The Browns have allowed 31.6 points a game (29th) and a 97.9 passer rating (21st).
A collaborative pass rush would help all those areas, and Woods called more blitzes against the Bengals, especially with nickelback Kevin Johnson, who had a half-sack.
“The other part about this scheme is everybody does get a turn to blitz, and we are finding out who can do that and who is better at it and then allowing them to have more chances,” linebackers coach Jason Tarver said.
Garrett welcomes the pressure of being the offense’s top target and has obviously found a way to continue to be successful. But the Browns are paying Vernon $11 million guaranteed on a restructured one-year deal and expect more off the other edge.
With Garrett mostly at left end but moving around to find the most favorable matchups, Vernon has primarily played on the right side this year. He dealt with abdominal and groin injuries early in the year but appears past them.
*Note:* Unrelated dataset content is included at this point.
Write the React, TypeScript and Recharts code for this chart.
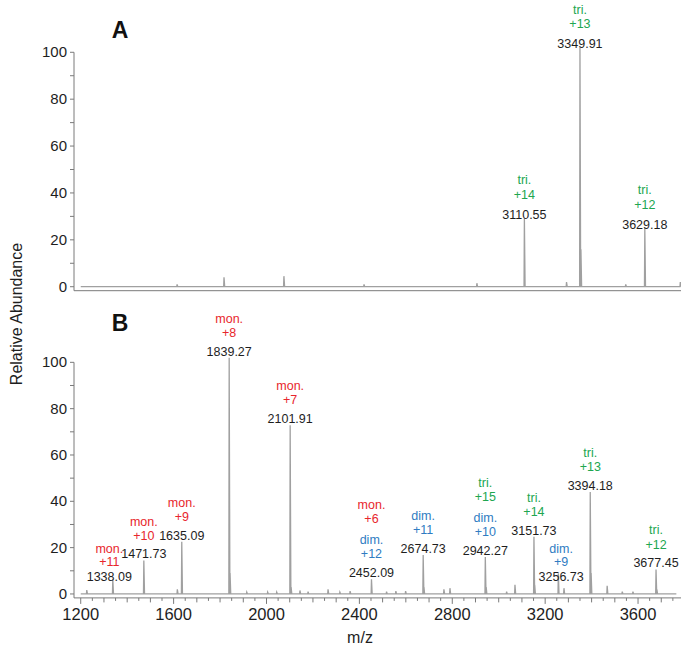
import React from 'react'
import { LineChart, Line, XAxis, YAxis, ReferenceLine } from 'recharts'

// panel A peaks (m/z, relative abundance)
const mzA = [1615, 1817, 2075, 2420, 2906, 3110.55, 3292, 3349.91, 3354, 3547, 3629.18, 3782]
const abA = [1, 4, 4.5, 1, 1.5, 29.3, 2, 102, 16, 1, 25, 2]

// panel B peaks
const mzB = [
  1226, 1338.09, 1471.73, 1616, 1635.09, 1839.27, 1843, 1915, 2005, 2044, 2101.91, 2106, 2144, 2179,
  2265, 2316, 2360, 2452.09, 2517, 2557, 2599, 2674.73, 2678, 2764, 2790, 2942.27, 2946, 3034, 3070,
  3151.73, 3155, 3256.73, 3281, 3394.18, 3398, 3467, 3532, 3578, 3677.45, 3681,
]
const abB = [
  1.7, 6.3, 14.4, 2, 22.5, 102, 9, 0.8, 0.8, 0.8, 72.8, 3, 1.5, 1,
  2, 0.8, 1.2, 6.3, 1, 1.2, 1.2, 16.8, 3, 2, 2.5, 16, 3, 1, 4,
  24.7, 4, 8.9, 2.5, 44, 9, 3.5, 1, 1, 10.6, 2,
]

// annotations, ion groups listed top to bottom
const annA = [
  { mz: 3110.55, text: '3110.55', ions: [['tri.', '+14']] },
  { mz: 3349.91, text: '3349.91', ions: [['tri.', '+13']] },
  { mz: 3629.18, text: '3629.18', ions: [['tri.', '+12']] },
]
const annB = [
  { mz: 1338.09, text: '1338.09', ions: [['mon.', '+11']] },
  { mz: 1471.73, text: '1471.73', ions: [['mon.', '+10']] },
  { mz: 1635.09, text: '1635.09', ions: [['mon.', '+9']] },
  { mz: 1839.27, text: '1839.27', ions: [['mon.', '+8']] },
  { mz: 2101.91, text: '2101.91', ions: [['mon.', '+7']] },
  { mz: 2452.09, text: '2452.09', ions: [['mon.', '+6'], ['dim.', '+12']] },
  { mz: 2674.73, text: '2674.73', ions: [['dim.', '+11']] },
  { mz: 2942.27, text: '2942.27', ions: [['tri.', '+15'], ['dim.', '+10']] },
  { mz: 3151.73, text: '3151.73', ions: [['tri.', '+14']] },
  { mz: 3256.73, text: '3256.73', ions: [['dim.', '+9']] },
  { mz: 3394.18, text: '3394.18', ions: [['tri.', '+13']] },
  { mz: 3677.45, text: '3677.45', ions: [['tri.', '+12']] },
]

const xLabels = [1200, 1600, 2000, 2400, 2800, 3200, 3600]
const yTicks = [0, 10, 20, 30, 40, 50, 60, 70, 80, 90, 100]

// label placement tweaks (pixels) for crowded peaks
const nudge: Record<string, { dx: number; dy: number; tight: boolean }> = {
  '1338.09': { dx: -3.5, dy: 3.4, tight: true },
  '3256.73': { dx: 2.8, dy: 9.4, tight: true },
}

const X_DOMAIN: [number, number] = [1171, 3785]
const Y_DOMAIN: [number, number] = [-1.7, 102]
const FONT = "Arial, 'Liberation Sans', sans-serif"
const AXIS = '#7a7a7a'
const TRACE = '#a0a0a0'
const kindColor: Record<string, string> = { 'mon.': '#e8262c', 'dim.': '#2f7cc2', 'tri.': '#20a650' }

const xTicks: number[] = []
for (let v = 1200; v <= 3750; v += 50) xTicks.push(v)

function spectrum(mz: number[], ab: number[], start: number, end: number) {
  const pts = [{ mz: start, ab: 0 }]
  mz.forEach((m, i) => {
    pts.push({ mz: m - 1.5, ab: 0 }, { mz: m, ab: ab[i] }, { mz: m + 3, ab: 0 })
  })
  pts.push({ mz: end, ab: 0 })
  return pts
}

function annotations(ann: typeof annB, mz: number[], ab: number[]) {
  return ann.map((a) => ({ ...a, ab: ab[mz.indexOf(a.mz)] }))
}

// center offset of the m/z label above the peak top, and gaps between stacked lines
const makeAnno = (lift: number, gap1: number) => (props: any) => {
  const { cx, cy, payload, index } = props
  const n = nudge[payload.text]
  const x = cx + (n ? n.dx : 0)
  // baseline = center + 4.5
  let y = cy - lift + 4.5 + (n ? n.dy : 0)
  const g1 = n && n.tight ? 14.3 : gap1
  const g2 = n && n.tight ? 13.4 : 14.2
  const out = [
    <text key="mz" x={x} y={y} textAnchor="middle" fontSize={12.5} fill="#1e1e1e" fontFamily={FONT}>
      {payload.text}
    </text>,
  ]
  const ions = [...payload.ions].reverse()
  ions.forEach((ion: string[], j: number) => {
    y -= j === 0 ? g1 : 21
    out.push(
      <text key={'c' + j} x={x} y={y} textAnchor="middle" fontSize={12.5} fill={kindColor[ion[0]]} fontFamily={FONT}>
        {ion[1]}
      </text>
    )
    y -= g2
    out.push(
      <text key={'k' + j} x={x} y={y} textAnchor="middle" fontSize={12.5} fill={kindColor[ion[0]]} fontFamily={FONT}>
        {ion[0]}
      </text>
    )
  })
  return <g key={'a' + index}>{out}</g>
}

const YTick = (props: any) => {
  const { x, y, payload } = props
  if (payload.value % 20 !== 0) return <g />
  return (
    <text x={x} y={y} dy={5} textAnchor="end" fontSize={15} fill="#1e1e1e" fontFamily={FONT}>
      {payload.value}
    </text>
  )
}

const XTick = (props: any) => {
  const { x, y, payload } = props
  const v = payload.value
  const major = xLabels.includes(v)
  const len = major ? 6 : v % 100 === 0 ? 4.5 : 3
  return (
    <g>
      <line x1={x} x2={x} y1={y} y2={y + len} stroke={AXIS} />
      {major && (
        <text x={x} y={y + 22.5} textAnchor="middle" fontSize={16.5} fill="#1e1e1e" fontFamily={FONT}>
          {v}
        </text>
      )}
    </g>
  )
}

function Panel({ data, ann, lift, gap1, height, margin, showX }: any) {
  return (
    <LineChart width={685} height={height} margin={margin}>
      <XAxis
        type="number"
        dataKey="mz"
        domain={X_DOMAIN}
        allowDataOverflow
        ticks={showX ? xTicks : []}
        interval={0}
        tick={showX ? <XTick /> : false}
        tickLine={false}
        tickSize={0}
        tickMargin={0}
        height={showX ? 30 : 1}
        stroke={AXIS}
      />
      <YAxis
        type="number"
        domain={Y_DOMAIN}
        ticks={yTicks}
        interval={0}
        width={40}
        axisLine={false}
        tickSize={4}
        tickMargin={3}
        tickLine={{ stroke: AXIS }}
        tick={<YTick />}
      />
      <ReferenceLine
        segment={[
          { x: X_DOMAIN[0], y: Y_DOMAIN[0] },
          { x: X_DOMAIN[0], y: 100 },
        ]}
        stroke={AXIS}
      />
      <Line
        data={data}
        dataKey="ab"
        type="linear"
        stroke={TRACE}
        strokeWidth={1.3}
        dot={false}
        activeDot={false}
        isAnimationActive={false}
      />
      <Line
        data={ann}
        dataKey="ab"
        stroke="none"
        dot={makeAnno(lift, gap1)}
        activeDot={false}
        isAnimationActive={false}
      />
    </LineChart>
  )
}

export default function App() {
  const dataA = spectrum(mzA, abA, 1200, 3785)
  const dataB = spectrum(mzB, abB, 1200, 3765)
  return (
    <div style={{ position: 'absolute', left: 0, top: 0, width: 685, height: 647, background: '#fff' }}>
      <div style={{ position: 'absolute', left: 0, top: 0 }}>
        <Panel
          data={dataA}
          ann={annotations(annA, mzA, abA)}
          lift={4}
          gap1={20}
          height={300}
          margin={{ top: 47.6, right: 4, bottom: 8.3, left: 34 }}
          showX={false}
        />
      </div>
      <div style={{ position: 'absolute', left: 0, top: 300 }}>
        <Panel
          data={dataB}
          ann={annotations(annB, mzB, abB)}
          lift={6.7}
          gap1={18.7}
          height={347}
          margin={{ top: 57.7, right: 4, bottom: 19.1, left: 34 }}
          showX={true}
        />
      </div>
      <svg width={685} height={647} style={{ position: 'absolute', left: 0, top: 0, pointerEvents: 'none' }}>
        <text x={120} y={38} textAnchor="middle" fontSize={23} fontWeight="bold" fontFamily={FONT} fill="#111">
          A
        </text>
        <text x={120} y={331} textAnchor="middle" fontSize={23} fontWeight="bold" fontFamily={FONT} fill="#111">
          B
        </text>
        <text
          x={22}
          y={314}
          transform="rotate(-90 22 314)"
          textAnchor="middle"
          fontSize={16}
          fontFamily={FONT}
          fill="#1e1e1e"
        >
          Relative Abundance
        </text>
        <text x={360} y={643} textAnchor="middle" fontSize={16} fontFamily={FONT} fill="#1e1e1e">
          m/z
        </text>
      </svg>
    </div>
  )
}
“I feel like he is definitely healthy,” Woods said. “I think he is just trying to find his niche and just get comfortable with some of the things we are doing with the defensive line. He is very close. He has had a couple plays where he has hit the quarterback right as he is throwing the ball. I think it is just a matter of time before you will start to see the production from him.”
That would be a giant benefit for the Browns, who could also bolster the pass rush with a trade by the deadline Tuesday. In the meantime, Garrett keeps drawing rave reviews.
“I’ve always expected it from him,” said Ogunjobi, who was drafted in the third round in 2017 after Garrett was picked No. 1. “He’s just playing for a lot right now, and you can definitely tell in his play that he wants to make a statement. He’s real comfortable in the position he’s in.
“The proof’s in the pudding. I expected nothing less. He works hard. He’s a special kind of talent, and it’s good to see everything working out for him.”
Garrett appreciated his first player of the month award but wants to maintain his edge.
“The recognition is nice but can’t let it get to me or allow me to get passive or apathetic about what is going on,” he said. “I have to stay passionate about the performance that the entire defense is putting out there and not just me and not settle with what I have going on right now.”
Garrett signed a five-year, $125 million extension before the season, but Raiders coach Jon Gruden said Wednesday on a conference call he wishes he had him.
“I have been to Las Vegas a couple of times. It is not my scene. Can be fun for a day or two,” Garrett said. “It is a lot of respect paid in that comment, and I appreciate it. He is a helluva coach, and he is a winner. That goes a long way, but still going to do my best out there to make his day as long as possible.”